Telling someone that they are stupid (or not smart enough, or not talented enough…), rather than that their actions or beliefs or ideas are stupid, is then something very different. It is saying that the person in question is incapable of taking what would, for a non-stupid person, be a non-stupid action (or understanding, opinion, plan, etc). On occasion that is useful information. I once asked the question “Am I smart enough to usefully work on this problem?” and was told, point blank by someone who would know, “No.” In context, I was a moron, although of course such words were not used. I am grateful for that answer, because the question is damn important, and if I thought I could meaningfully help I would like to work on it. Instead, I get to work on other problems, which are hopefully problems I can solve. Not saying this when it is true, or telling people they can never say this, is harmful because the informational content is valuable, but such messages have also proven that they can do great psychological harm. How to balance these two needs is a major unsolved problem.
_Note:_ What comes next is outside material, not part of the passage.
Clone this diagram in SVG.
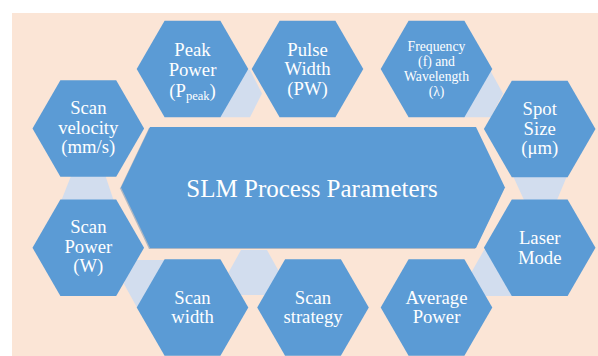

Most people, of course, use these two sets of terms, that (at least in this theory) mean almost exactly opposite things, pretty much interchangeably, and often to mean both things at once, often as a status attack. That makes it really tough to adopt the language and mindset I find most useful, especially since the inner-monologue version tends to use them interchangeably as well because of course I know that I am not stupid in the bad way, so I don’t need to use all these careful words to make that clear.
There is a set of people that I could call “the set of people who I can freely use the word stupid around without worrying that they are going to take it the wrong way, and who know they can say it back to me as well” and I love spending as much time with such people as possible. It is a joy. In the meantime, in the quest to become less stupid, it might make sense to consider oneself as stupid as possible, but no stupider.